The Pakistani Frontier Corps organization doesn't work that way; it wasn't designed to work that way; nor can it be made to work that way except by scrapping the whole organization and retaining only its name for a completely differently organized force. The first two points are facts, the third point is an opinion founded on observation of similar cases-studies:

1. The Frontier Corps recruits on tribal basis, as did almost all of its predecessor organizations in the past. Take for example the Khyber Rifles - perhaps the most famous unit of the PFC - which recruits its ORs almost exclusively from the Afridis and allied tribes living near the Khyber Pass*. For most of them, service in the Khyber Rifles only reinforces their regional and tribal ties. Further they are mostly tasked for local duties, unlike regular Army units. For the regular Army regiments, even when drawn from a single ethnic group, Pakistan-wide deployments means that they actually break out of their regional cocoon (invariably the small-village mindedness of North Jehlum). For the PFC it is not so.

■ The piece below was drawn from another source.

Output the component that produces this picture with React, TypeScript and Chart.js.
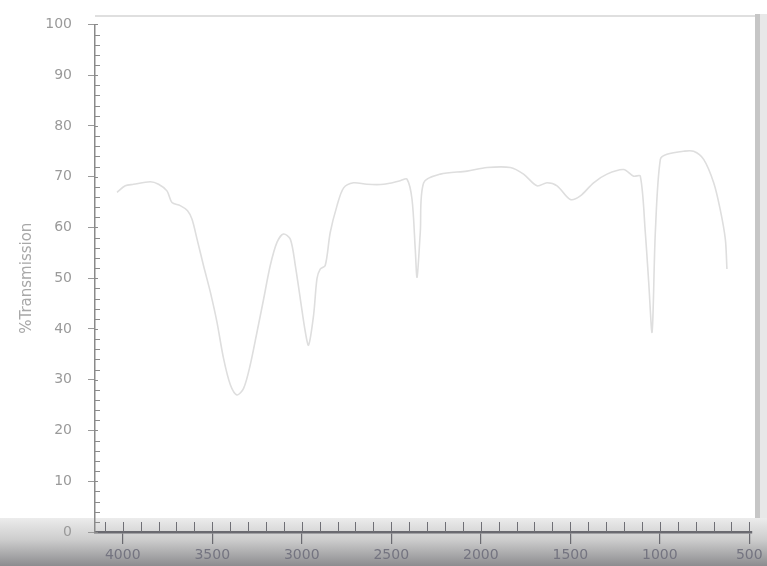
import React, { useEffect, useRef } from "react";
import { Chart, registerables } from "chart.js";

Chart.register(...registerables);

const wavenumbers = [4032, 3986, 3940, 3846, 3800, 3753, 3725, 3679, 3638, 3613, 3585, 3549, 3511, 3474, 3437, 3399, 3362, 3325, 3288, 3250, 3213, 3176, 3138, 3102, 3064, 3036, 3008, 2980, 2962, 2934, 2915, 2897, 2869, 2841, 2803, 2766, 2711, 2636, 2543, 2450, 2412, 2384, 2366, 2356, 2338, 2319, 2226, 2077, 1965, 1835, 1761, 1686, 1630, 1574, 1500, 1444, 1370, 1295, 1202, 1146, 1109, 1081, 1062, 1043, 1025, 997, 960, 867, 811, 755, 699, 663, 634, 625];
const transmission = [66.9, 68.2, 68.5, 69.0, 68.5, 67.2, 64.9, 64.3, 63.3, 61.6, 57.7, 52.5, 47.3, 41.4, 34.2, 29.0, 27.0, 28.3, 32.9, 39.4, 45.9, 52.5, 57.1, 58.7, 57.7, 52.5, 45.9, 39.4, 36.8, 42.7, 49.9, 51.8, 52.5, 59.0, 64.3, 67.8, 68.8, 68.5, 68.5, 69.2, 69.5, 65.5, 55.7, 50.2, 59.0, 68.8, 70.5, 71.1, 71.8, 71.8, 70.5, 68.2, 68.8, 68.2, 65.5, 66.2, 68.8, 70.5, 71.4, 70.1, 70.1, 59.0, 49.2, 39.4, 59.0, 73.4, 74.4, 75.0, 75.0, 73.4, 68.8, 63.6, 57.7, 51.8];

const xTickLabels = [4000, 3500, 3000, 2500, 2000, 1500, 1000, 500];
const xMin = 485;
const xMax = 4155;
const xMinorStep = 100;
const yMin = 0;
const yMax = 100;
const yStep = 10;
const yMinorStep = 2;
const yTitle = "%Transmission";

const decorPlugin = {
  id: "decor",
  beforeDraw(chart: any) {
    const { ctx, width, height, chartArea } = chart;
    ctx.save();
    ctx.fillStyle = "#ffffff";
    ctx.fillRect(0, 0, width, height);
    const g = ctx.createLinearGradient(0, 518, 0, height);
    g.addColorStop(0, "rgba(236,236,236,1)");
    g.addColorStop(0.45, "rgba(205,205,205,1)");
    g.addColorStop(1, "rgba(140,140,143,1)");
    ctx.fillStyle = g;
    ctx.fillRect(0, 518, width, height - 518);
    ctx.fillStyle = "#c6c6c6";
    ctx.fillRect(chartArea.right + 3, 14, 5, 504);
    ctx.fillStyle = "#e8e8e8";
    ctx.fillRect(chartArea.right + 8, 14, width - chartArea.right - 8, 504);
    ctx.strokeStyle = "#d4d4d4";
    ctx.lineWidth = 1.5;
    ctx.beginPath();
    ctx.moveTo(chartArea.left, 16);
    ctx.lineTo(chartArea.right + 3, 16);
    ctx.stroke();
    ctx.restore();
  },
  afterDraw(chart: any) {
    const { ctx, chartArea } = chart;
    const xs = chart.scales.x;
    const ys = chart.scales.y;
    ctx.save();
    ctx.strokeStyle = "#8a8a8a";
    ctx.lineWidth = 1;
    for (let v = yMin; v <= yMax; v += yMinorStep) {
      const y = Math.round(ys.getPixelForValue(v)) + 0.5;
      ctx.beginPath();
      ctx.moveTo(chartArea.left, y);
      ctx.lineTo(chartArea.left + (v % yStep === 0 ? 3 : 5), y);
      ctx.stroke();
    }
    ctx.strokeStyle = "#6f6f75";
    for (let v = 500; v <= 4100; v += xMinorStep) {
      const x = Math.round(xs.getPixelForValue(v)) + 0.5;
      ctx.beginPath();
      ctx.moveTo(x, chartArea.bottom);
      ctx.lineTo(x, chartArea.bottom - 10);
      ctx.stroke();
    }
    ctx.restore();
  },
};

export default function App() {
  const ref = useRef<HTMLCanvasElement | null>(null);
  useEffect(() => {
    document.body.style.margin = "0";
    const canvas = ref.current;
    if (!canvas) return;
    const points = wavenumbers.map((w, i) => ({ x: w, y: transmission[i] }));
    const chart = new Chart(canvas, {
      type: "scatter",
      data: {
        datasets: [
          {
            data: points,
            showLine: true,
            borderColor: "rgb(222,222,222)",
            borderWidth: 1.6,
            pointRadius: 0,
            tension: 0.3,
            fill: false,
          },
        ],
      },
      plugins: [decorPlugin],
      options: {
        animation: false,
        responsive: false,
        maintainAspectRatio: false,
        layout: { padding: { left: 0, right: 15, top: 19, bottom: 0 } },
        plugins: { legend: { display: false }, tooltip: { enabled: false } },
        scales: {
          x: {
            type: "linear",
            reverse: true,
            min: xMin,
            max: xMax,
            afterFit: (s: any) => { s.height = 34; },
            afterBuildTicks: (s: any) => { s.ticks = xTickLabels.map((v) => ({ value: v })); },
            border: { display: true, color: "#6a6a70", width: 2.5 },
            grid: { display: true, drawOnChartArea: false, drawTicks: true, tickLength: 12, color: "#6a6a70", lineWidth: 1.2 },
            ticks: {
              autoSkip: false,
              maxRotation: 0,
              padding: 3,
              color: "#747480",
              font: { family: "DejaVu Sans, sans-serif", size: 14 },
              callback: (v: any) => String(v),
            },
          },
          y: {
            type: "linear",
            min: yMin,
            max: yMax,
            afterFit: (s: any) => { s.width = 95; },
            border: { display: true, color: "#8a8a8a", width: 1.5 },
            grid: { display: true, drawOnChartArea: false, drawTicks: true, tickLength: 7, color: "#9a9a9a", lineWidth: 1 },
            title: {
              display: true,
              text: yTitle,
              color: "#a8a8a8",
              font: { family: "DejaVu Sans, sans-serif", size: 15 },
              padding: { top: 18, bottom: 0 },
            },
            ticks: {
              stepSize: yStep,
              padding: 16,
              color: "#9a9a9a",
              font: { family: "DejaVu Sans, sans-serif", size: 14 },
            },
          },
        },
      },
    });
    return () => chart.destroy();
  }, []);
  return <canvas ref={ref} width={767} height={566} style={{ display: "block" }} />;
}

2. The Frontier Corps is not designed to work the way your wish/conjecture of how it is working either, as it is a continuation of a force addressing much older priorities than you care to give credit for. The component units of the PFC were drawn primarily from the tribes they worked around so that the tribes will have some modern military training to take on the Russians/Soviets when the Frontier was run over. It was hence the utmost priority to keep good ties with tribes and the religious leaders on whom the inevitable insurgency would depend; even if it meant turning a blind-eye to the depredations of the more powerful tribes and mullahs. The practice of embedding regular military officers on detachment - be they from British Indian Army then, or Pakistani Army now - was also based on good military sense.

3. When the entire design, structure, recruitment, training, indoctrination and motivation of a force is fundamentally geared towards starting an insurgency rather than countering an insurgency AND its loyalty in the campaign is questionable, there is no painless way of correcting the course.

Oh, and here at least the criticism of the Frontier Corps is not of its lack of equipment, training, pay or benefits; it is the lack of will to fight, cowardice and treachery. Lack of will can be fixed with more equipment, training, pay etc.; cowardice may be fixed by the same; treachery should not be attempted to be fixed. There has been treachery - witness the murder of the US Army MAJ earlier this year by a PFC guard as he came out of a US-Pak border conference; treachery is not insignificant no matter how large the overall force.

* OK, I couldn't resist this: In one of the Anglo-Afghan Wars the Afridis of the Khyber Rifles defected en masse to the Afghans, wherein the local commissioner recruited retiring soldiers of the British Indian Army to fill the Khyber Rifles temporarily. The obvious Khukris on the Khyber Rifles' insignia comes from that short period of time when it was almost entirely staffed by Gurkhas. Wikipedia mistakenly attributes it as an "Afghan Knife"; anyone remotely familiar with an Afghan/Khyber choori would no doubt be flummoxed by it.